=== Supplied information ===

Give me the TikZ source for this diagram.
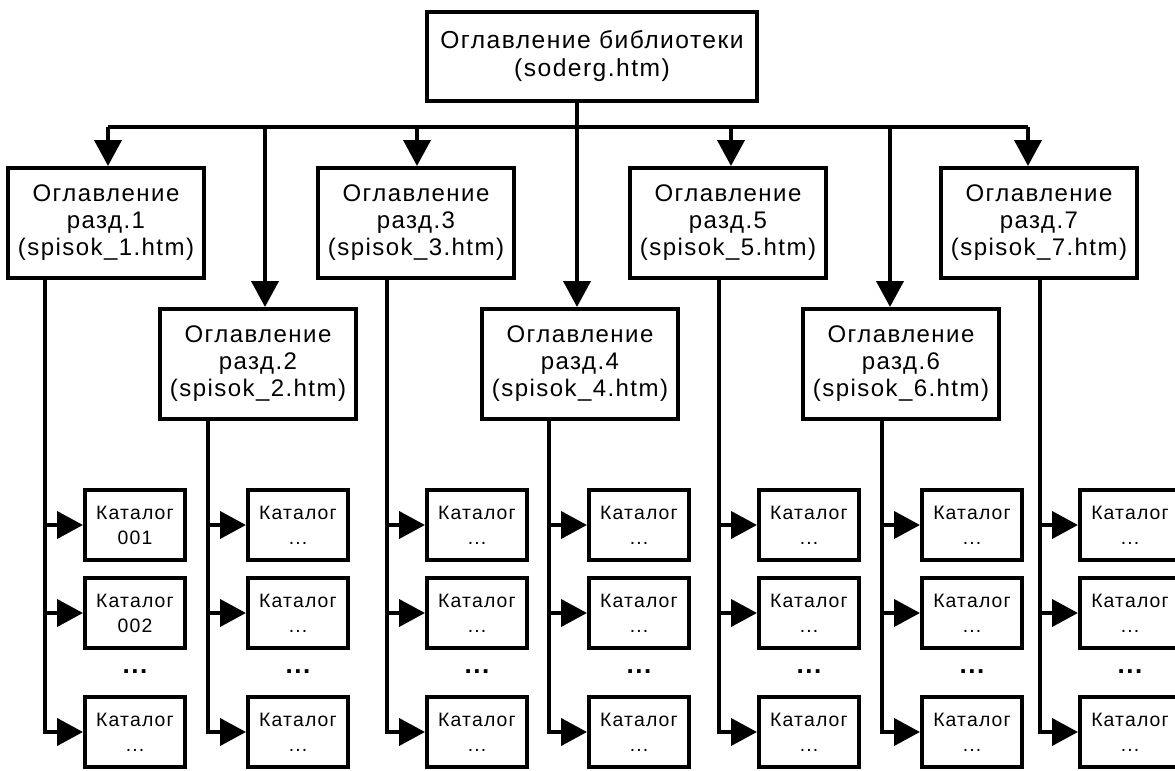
\documentclass[tikz,border=0pt]{standalone}
\usepackage{fontspec}
\setmainfont{Liberation Sans}
\newfontfamily\boxfont[LetterSpace=6]{Liberation Sans}
\usetikzlibrary{arrows.meta}
\newcommand{\catdots}{...}

\begin{document}
\begin{tikzpicture}[x=0.5pt, y=-0.5pt,
  link/.style={line width=2pt},
  arr/.style={link, -{Triangle[length=13pt,width=13.5pt]}},
  libbox/.style={draw, line width=2pt, minimum width=165pt, minimum height=44.5pt,
    align=center, font=\boxfont\fontsize{12.3}{14}\selectfont},
  secbox/.style={draw, line width=2pt, minimum width=98pt, minimum height=55pt,
    align=center, inner sep=1pt, font=\boxfont\fontsize{12}{13.5}\selectfont},
  catbox/.style={draw, line width=2pt, minimum width=50pt, minimum height=35pt,
    align=center, inner sep=1pt, font=\boxfont\fontsize{9.7}{12.5}\selectfont},
  moredots/.style={font=\boxfont\bfseries\fontsize{13}{13}\selectfont}]
  \useasboundingbox (0,0) rectangle (1175,771);

  % Library contents
  \node[libbox] (lib) at (592,56) {Оглавление библиотеки\\(soderg.htm)};

  % Section contents
  \foreach \i/\x/\y in {1/106/223, 2/258/364, 3/416/223, 4/580/364,
                        5/728/223, 6/901/364, 7/1039/223}
    \node[secbox] (s\i) at (\x,\y) {Оглавление\\разд.\i\\(spisok\_\i.htm)};

  % Points on the bar
  \foreach \i/\x in {1/108, 2/265, 3/417, 4/577, 5/731, 6/890, 7/1028}
    \coordinate (b\i) at (\x,127);

  % Bar and arrows down to the sections
  \draw[link] (lib.south -| b4) -- (b4);
  \draw[link] (b1) -- (b7);
  \foreach \i in {1,...,7}
    \draw[arr] (b\i) -- (b\i |- s\i.north);

  % Catalogs of each section
  \foreach \i/\cx/\ta/\tb in {1/135/001/002, 2/298/\catdots/\catdots,
      3/477/\catdots/\catdots, 4/639/\catdots/\catdots, 5/809/\catdots/\catdots,
      6/972/\catdots/\catdots, 7/1130/\catdots/\catdots} {
    \node[catbox] (c\i a) at (\cx,525) {Каталог\\\ta};
    \node[catbox] (c\i b) at (\cx,613) {Каталог\\\tb};
    \node[moredots] (d\i) at (\cx,672) {...};
    \node[catbox] (c\i c) at (\cx,732) {Каталог\\\catdots};

    \path (c\i a.west) ++(-38,0) coordinate (v\i);
    \draw[arr] (s\i.south -| v\i) |- (c\i c.west);
    \draw[arr] (v\i) -- (c\i a.west);
    \draw[arr] (v\i |- c\i b.west) -- (c\i b.west);
  }
\end{tikzpicture}
\end{document}
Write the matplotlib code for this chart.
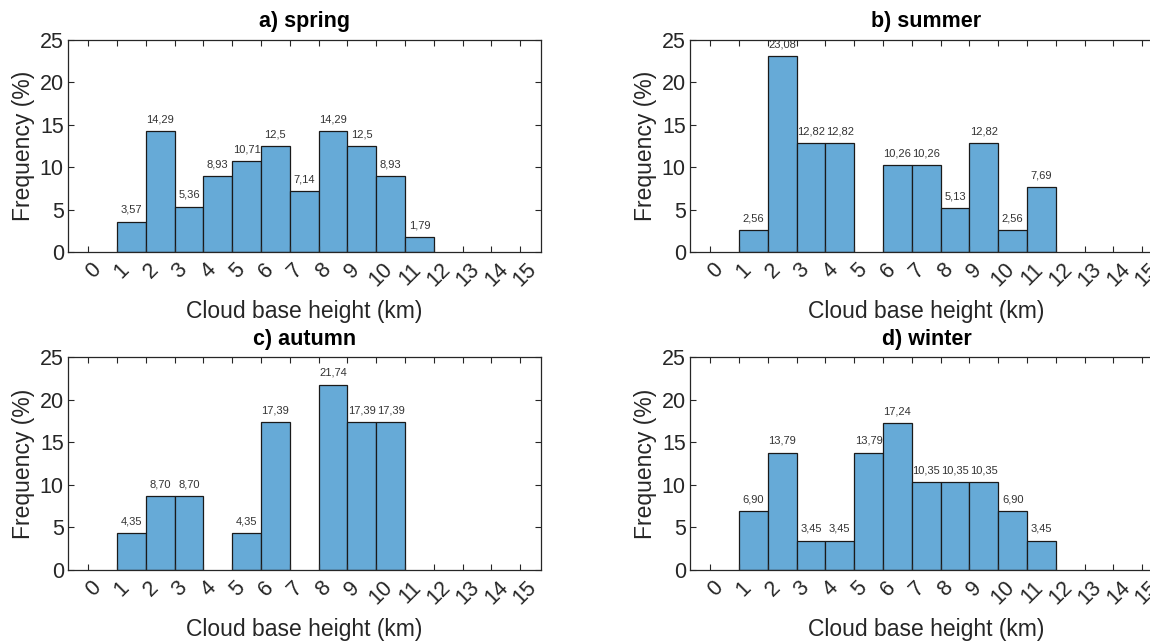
import matplotlib
matplotlib.use("Agg")
import matplotlib.pyplot as plt
from matplotlib.transforms import ScaledTranslation

plt.rcParams['font.family'] = ['Liberation Sans', 'DejaVu Sans']

# Bin edges (km): each bar spans [h, h + 1)
bin_starts = list(range(0, 15))
x_ticks = list(range(0, 16))

# Frequency (%) per 1 km bin, written as printed above the bars ("" = empty bin)
spring = ["", "3,57", "14,29", "5,36", "8,93", "10,71", "12,5", "7,14",
          "14,29", "12,5", "8,93", "1,79", "", "", ""]
summer = ["", "2,56", "23,08", "12,82", "12,82", "", "10,26", "10,26",
          "5,13", "12,82", "2,56", "7,69", "", "", ""]
autumn = ["", "4,35", "8,70", "8,70", "", "4,35", "17,39", "",
          "21,74", "17,39", "17,39", "", "", "", ""]
winter = ["", "6,90", "13,79", "3,45", "3,45", "13,79", "17,24", "10,35",
          "10,35", "10,35", "6,90", "3,45", "", "", ""]

titles = ["a) spring", "b) summer", "c) autumn", "d) winter"]
seasons = [spring, summer, autumn, winter]

W, H = 1150, 642
fig = plt.figure(figsize=(W / 100, H / 100), dpi=100)

# panel boxes in pixels: left, top, width, height
boxes = [(68, 40, 473, 212), (690, 40, 473, 212),
         (68, 357, 473, 213), (690, 357, 473, 213)]

face = (0.4, 0.668, 0.845)
dark = '#262626'
shift = ScaledTranslation(5 / 100, 0, fig.dpi_scale_trans)

for box, title, labels in zip(boxes, titles, seasons):
    l, t, w, h = box
    ax = fig.add_axes([l / W, 1 - (t + h) / H, w / W, h / H])
    heights = [float(s.replace(',', '.')) if s else 0.0 for s in labels]
    for x0, hv, s in zip(bin_starts, heights, labels):
        if hv > 0:
            ax.bar(x0, hv, width=1.0, align='edge', color=face,
                   edgecolor='#1a1a1a', linewidth=0.9)
            ax.text(x0 + 0.5, hv + 0.8, s, ha='center', va='bottom',
                    fontsize=8, color='#333333')
    ax.set_xlim(-0.7, 15.72)
    ax.set_ylim(0, 25)
    ax.set_xticks(x_ticks)
    ax.set_xticklabels([str(v) for v in x_ticks], rotation=45, ha='center')
    ax.set_yticks([0, 5, 10, 15, 20, 25])
    ax.tick_params(direction='in', top=True, right=True, length=4,
                   width=0.8, labelsize=15.5, colors=dark, pad=3)
    ax.tick_params(axis='x', pad=5)
    for lab in ax.get_xticklabels():
        lab.set_transform(lab.get_transform() + shift)
    for sp in ax.spines.values():
        sp.set_color(dark)
        sp.set_linewidth(0.9)
    ax.set_title(title, fontsize=15.5, fontweight='bold', pad=9, color='black')
    ax.set_xlabel("Cloud base height (km)", fontsize=16.5, color=dark)
    ax.set_ylabel("Frequency (%)", fontsize=16.5, color=dark)
    ax.xaxis.set_label_coords(0.5, -0.225)
    ax.yaxis.set_label_coords(-0.069, 0.5)

fig.savefig("out.png", dpi=100)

===

From the data above, write out everything exactly except the pictures.

Give me the TikZ source for this diagram.
\documentclass[tikz,border=0pt]{standalone}
\usepackage{fontspec}
\setmainfont{Liberation Sans}
\newfontfamily\boxfont[LetterSpace=6]{Liberation Sans}
\usetikzlibrary{arrows.meta}
\newcommand{\catdots}{...}

\begin{document}
\begin{tikzpicture}[x=0.5pt, y=-0.5pt,
  link/.style={line width=2pt},
  arr/.style={link, -{Triangle[length=13pt,width=13.5pt]}},
  libbox/.style={draw, line width=2pt, minimum width=165pt, minimum height=44.5pt,
    align=center, font=\boxfont\fontsize{12.3}{14}\selectfont},
  secbox/.style={draw, line width=2pt, minimum width=98pt, minimum height=55pt,
    align=center, inner sep=1pt, font=\boxfont\fontsize{12}{13.5}\selectfont},
  catbox/.style={draw, line width=2pt, minimum width=50pt, minimum height=35pt,
    align=center, inner sep=1pt, font=\boxfont\fontsize{9.7}{12.5}\selectfont},
  moredots/.style={font=\boxfont\bfseries\fontsize{13}{13}\selectfont}]
  \useasboundingbox (0,0) rectangle (1175,771);

  % Library contents
  \node[libbox] (lib) at (592,56) {Оглавление библиотеки\\(soderg.htm)};

  % Section contents
  \foreach \i/\x/\y in {1/106/223, 2/258/364, 3/416/223, 4/580/364,
                        5/728/223, 6/901/364, 7/1039/223}
    \node[secbox] (s\i) at (\x,\y) {Оглавление\\разд.\i\\(spisok\_\i.htm)};

  % Points on the bar
  \foreach \i/\x in {1/108, 2/265, 3/417, 4/577, 5/731, 6/890, 7/1028}
    \coordinate (b\i) at (\x,127);

  % Bar and arrows down to the sections
  \draw[link] (lib.south -| b4) -- (b4);
  \draw[link] (b1) -- (b7);
  \foreach \i in {1,...,7}
    \draw[arr] (b\i) -- (b\i |- s\i.north);

  % Catalogs of each section
  \foreach \i/\cx/\ta/\tb in {1/135/001/002, 2/298/\catdots/\catdots,
      3/477/\catdots/\catdots, 4/639/\catdots/\catdots, 5/809/\catdots/\catdots,
      6/972/\catdots/\catdots, 7/1130/\catdots/\catdots} {
    \node[catbox] (c\i a) at (\cx,525) {Каталог\\\ta};
    \node[catbox] (c\i b) at (\cx,613) {Каталог\\\tb};
    \node[moredots] (d\i) at (\cx,672) {...};
    \node[catbox] (c\i c) at (\cx,732) {Каталог\\\catdots};

    \path (c\i a.west) ++(-38,0) coordinate (v\i);
    \draw[arr] (s\i.south -| v\i) |- (c\i c.west);
    \draw[arr] (v\i) -- (c\i a.west);
    \draw[arr] (v\i |- c\i b.west) -- (c\i b.west);
  }
\end{tikzpicture}
\end{document}
Write the matplotlib code for this chart.
import matplotlib
matplotlib.use("Agg")
import matplotlib.pyplot as plt
from matplotlib.transforms import ScaledTranslation

plt.rcParams['font.family'] = ['Liberation Sans', 'DejaVu Sans']

# Bin edges (km): each bar spans [h, h + 1)
bin_starts = list(range(0, 15))
x_ticks = list(range(0, 16))

# Frequency (%) per 1 km bin, written as printed above the bars ("" = empty bin)
spring = ["", "3,57", "14,29", "5,36", "8,93", "10,71", "12,5", "7,14",
          "14,29", "12,5", "8,93", "1,79", "", "", ""]
summer = ["", "2,56", "23,08", "12,82", "12,82", "", "10,26", "10,26",
          "5,13", "12,82", "2,56", "7,69", "", "", ""]
autumn = ["", "4,35", "8,70", "8,70", "", "4,35", "17,39", "",
          "21,74", "17,39", "17,39", "", "", "", ""]
winter = ["", "6,90", "13,79", "3,45", "3,45", "13,79", "17,24", "10,35",
          "10,35", "10,35", "6,90", "3,45", "", "", ""]

titles = ["a) spring", "b) summer", "c) autumn", "d) winter"]
seasons = [spring, summer, autumn, winter]

W, H = 1150, 642
fig = plt.figure(figsize=(W / 100, H / 100), dpi=100)

# panel boxes in pixels: left, top, width, height
boxes = [(68, 40, 473, 212), (690, 40, 473, 212),
         (68, 357, 473, 213), (690, 357, 473, 213)]

face = (0.4, 0.668, 0.845)
dark = '#262626'
shift = ScaledTranslation(5 / 100, 0, fig.dpi_scale_trans)

for box, title, labels in zip(boxes, titles, seasons):
    l, t, w, h = box
    ax = fig.add_axes([l / W, 1 - (t + h) / H, w / W, h / H])
    heights = [float(s.replace(',', '.')) if s else 0.0 for s in labels]
    for x0, hv, s in zip(bin_starts, heights, labels):
        if hv > 0:
            ax.bar(x0, hv, width=1.0, align='edge', color=face,
                   edgecolor='#1a1a1a', linewidth=0.9)
            ax.text(x0 + 0.5, hv + 0.8, s, ha='center', va='bottom',
                    fontsize=8, color='#333333')
    ax.set_xlim(-0.7, 15.72)
    ax.set_ylim(0, 25)
    ax.set_xticks(x_ticks)
    ax.set_xticklabels([str(v) for v in x_ticks], rotation=45, ha='center')
    ax.set_yticks([0, 5, 10, 15, 20, 25])
    ax.tick_params(direction='in', top=True, right=True, length=4,
                   width=0.8, labelsize=15.5, colors=dark, pad=3)
    ax.tick_params(axis='x', pad=5)
    for lab in ax.get_xticklabels():
        lab.set_transform(lab.get_transform() + shift)
    for sp in ax.spines.values():
        sp.set_color(dark)
        sp.set_linewidth(0.9)
    ax.set_title(title, fontsize=15.5, fontweight='bold', pad=9, color='black')
    ax.set_xlabel("Cloud base height (km)", fontsize=16.5, color=dark)
    ax.set_ylabel("Frequency (%)", fontsize=16.5, color=dark)
    ax.xaxis.set_label_coords(0.5, -0.225)
    ax.yaxis.set_label_coords(-0.069, 0.5)

fig.savefig("out.png", dpi=100)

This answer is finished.